Copy the records that follow exactly as written, but not their pictures.

#### DATA ROWS

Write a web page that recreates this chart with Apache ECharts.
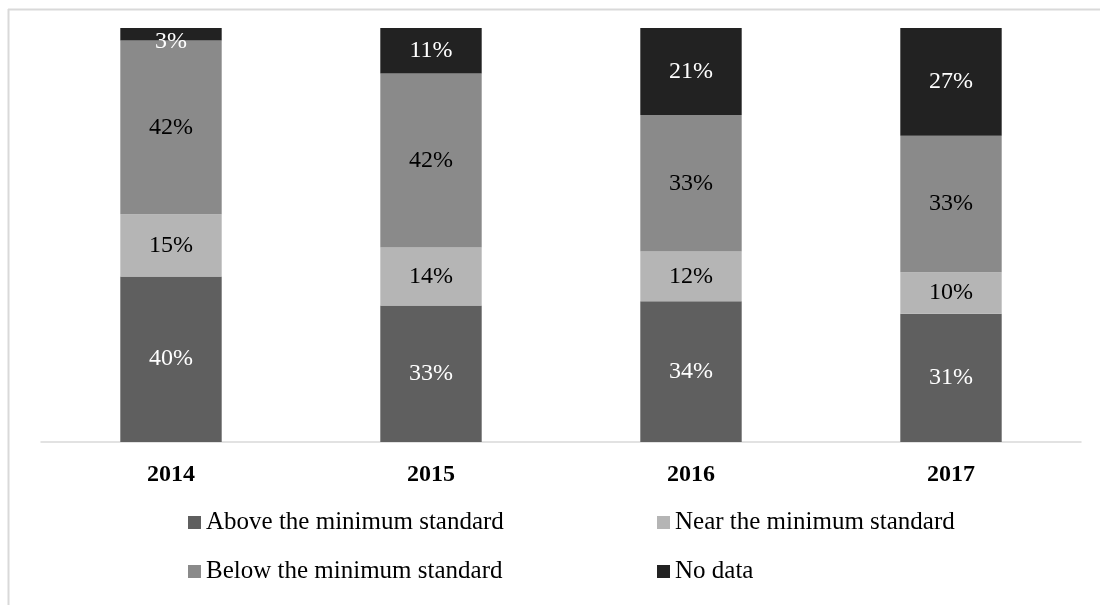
<!DOCTYPE html>
<html>
<head>
<meta charset="utf-8">
<title>Minimum standard by year</title>
<script src="https://cdn.jsdelivr.net/npm/echarts@6/dist/echarts.min.js"></script>
<style>
  html, body { margin: 0; padding: 0; background: #ffffff; }
  #chart { width: 1100px; height: 605px; }
</style>
</head>
<body>
<div id="chart"></div>
<script>
// Years on the category axis
const years = ['2014', '2015', '2016', '2017'];

// Share of each group per year (%)
const aboveStandard = [40, 33, 34, 31];
const nearStandard = [15, 14, 12, 10];
const belowStandard = [42, 42, 33, 33];
const noData = [3, 11, 21, 27];

const seriesNames = [
  'Above the minimum standard',
  'Near the minimum standard',
  'Below the minimum standard',
  'No data'
];

const FONT = '"Liberation Serif", "Times New Roman", serif';

function stackSeries(name, values, color, labelColor) {
  return {
    name: name,
    type: 'bar',
    stack: 'total',
    barWidth: '39%',
    data: values.map(function (v) {
      // very thin segments get their label nudged down so it stays readable
      return v < 5 ? { value: v, label: { offset: [0, 7] } } : v;
    }),
    itemStyle: { color: color },
    label: {
      show: true,
      position: 'inside',
      formatter: '{c}%',
      color: labelColor,
      fontFamily: FONT,
      fontSize: 24
    }
  };
}

const legendText = { color: '#000000', fontFamily: FONT, fontSize: 25, lineHeight: 25 };

const chart = echarts.init(document.getElementById('chart'), null, { renderer: 'canvas' });

chart.setOption({
  animation: false,
  backgroundColor: '#ffffff',
  textStyle: { fontFamily: FONT },
  grid: { left: 41, right: 19, top: 28, bottom: 163, containLabel: false },
  xAxis: {
    type: 'category',
    data: years,
    axisLine: { show: true, lineStyle: { color: '#d9d9d9', width: 1.5 } },
    axisTick: { show: false },
    axisLabel: {
      color: '#000000',
      fontFamily: FONT,
      fontWeight: 'bold',
      fontSize: 24,
      margin: 21
    }
  },
  yAxis: {
    type: 'value',
    min: 0,
    max: 100,
    show: false,
    splitLine: { show: false }
  },
  legend: [
    {
      orient: 'vertical',
      left: 188,
      top: 510,
      padding: 0,
      itemWidth: 13,
      itemHeight: 13,
      itemGap: 24,
      icon: 'rect',
      data: [seriesNames[0], seriesNames[2]],
      textStyle: legendText
    },
    {
      orient: 'vertical',
      left: 657,
      top: 510,
      padding: 0,
      itemWidth: 13,
      itemHeight: 13,
      itemGap: 24,
      icon: 'rect',
      data: [seriesNames[1], seriesNames[3]],
      textStyle: legendText
    }
  ],
  graphic: [
    {
      type: 'line',
      shape: { x1: 8, y1: 9.5, x2: 1100, y2: 9.5 },
      style: { stroke: '#d9d9d9', lineWidth: 2 },
      silent: true
    },
    {
      type: 'line',
      shape: { x1: 8.5, y1: 9, x2: 8.5, y2: 605 },
      style: { stroke: '#d9d9d9', lineWidth: 2 },
      silent: true
    }
  ],
  series: [
    stackSeries(seriesNames[0], aboveStandard, '#5f5f5f', '#ffffff'),
    stackSeries(seriesNames[1], nearStandard, '#b5b5b5', '#000000'),
    stackSeries(seriesNames[2], belowStandard, '#8a8a8a', '#000000'),
    stackSeries(seriesNames[3], noData, '#222222', '#ffffff')
  ]
});
</script>
</body>
</html>
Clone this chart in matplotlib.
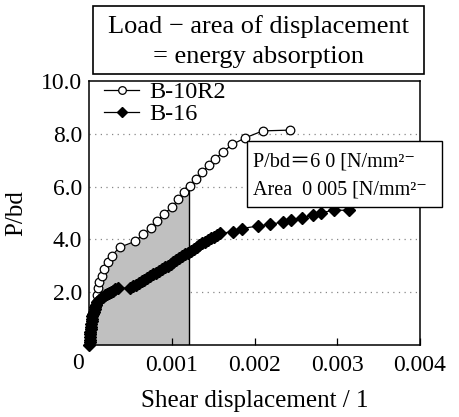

########

**FINAL RESULT:**
Write a web page that recreates this chart with Apache ECharts.
<!DOCTYPE html>
<html>
<head>
<meta charset="utf-8">
<title>Minimum standard by year</title>
<script src="https://cdn.jsdelivr.net/npm/echarts@6/dist/echarts.min.js"></script>
<style>
  html, body { margin: 0; padding: 0; background: #ffffff; }
  #chart { width: 1100px; height: 605px; }
</style>
</head>
<body>
<div id="chart"></div>
<script>
// Years on the category axis
const years = ['2014', '2015', '2016', '2017'];

// Share of each group per year (%)
const aboveStandard = [40, 33, 34, 31];
const nearStandard = [15, 14, 12, 10];
const belowStandard = [42, 42, 33, 33];
const noData = [3, 11, 21, 27];

const seriesNames = [
  'Above the minimum standard',
  'Near the minimum standard',
  'Below the minimum standard',
  'No data'
];

const FONT = '"Liberation Serif", "Times New Roman", serif';

function stackSeries(name, values, color, labelColor) {
  return {
    name: name,
    type: 'bar',
    stack: 'total',
    barWidth: '39%',
    data: values.map(function (v) {
      // very thin segments get their label nudged down so it stays readable
      return v < 5 ? { value: v, label: { offset: [0, 7] } } : v;
    }),
    itemStyle: { color: color },
    label: {
      show: true,
      position: 'inside',
      formatter: '{c}%',
      color: labelColor,
      fontFamily: FONT,
      fontSize: 24
    }
  };
}

const legendText = { color: '#000000', fontFamily: FONT, fontSize: 25, lineHeight: 25 };

const chart = echarts.init(document.getElementById('chart'), null, { renderer: 'canvas' });

chart.setOption({
  animation: false,
  backgroundColor: '#ffffff',
  textStyle: { fontFamily: FONT },
  grid: { left: 41, right: 19, top: 28, bottom: 163, containLabel: false },
  xAxis: {
    type: 'category',
    data: years,
    axisLine: { show: true, lineStyle: { color: '#d9d9d9', width: 1.5 } },
    axisTick: { show: false },
    axisLabel: {
      color: '#000000',
      fontFamily: FONT,
      fontWeight: 'bold',
      fontSize: 24,
      margin: 21
    }
  },
  yAxis: {
    type: 'value',
    min: 0,
    max: 100,
    show: false,
    splitLine: { show: false }
  },
  legend: [
    {
      orient: 'vertical',
      left: 188,
      top: 510,
      padding: 0,
      itemWidth: 13,
      itemHeight: 13,
      itemGap: 24,
      icon: 'rect',
      data: [seriesNames[0], seriesNames[2]],
      textStyle: legendText
    },
    {
      orient: 'vertical',
      left: 657,
      top: 510,
      padding: 0,
      itemWidth: 13,
      itemHeight: 13,
      itemGap: 24,
      icon: 'rect',
      data: [seriesNames[1], seriesNames[3]],
      textStyle: legendText
    }
  ],
  graphic: [
    {
      type: 'line',
      shape: { x1: 8, y1: 9.5, x2: 1100, y2: 9.5 },
      style: { stroke: '#d9d9d9', lineWidth: 2 },
      silent: true
    },
    {
      type: 'line',
      shape: { x1: 8.5, y1: 9, x2: 8.5, y2: 605 },
      style: { stroke: '#d9d9d9', lineWidth: 2 },
      silent: true
    }
  ],
  series: [
    stackSeries(seriesNames[0], aboveStandard, '#5f5f5f', '#ffffff'),
    stackSeries(seriesNames[1], nearStandard, '#b5b5b5', '#000000'),
    stackSeries(seriesNames[2], belowStandard, '#8a8a8a', '#000000'),
    stackSeries(seriesNames[3], noData, '#222222', '#ffffff')
  ]
});
</script>
</body>
</html>
Clone this chart in matplotlib.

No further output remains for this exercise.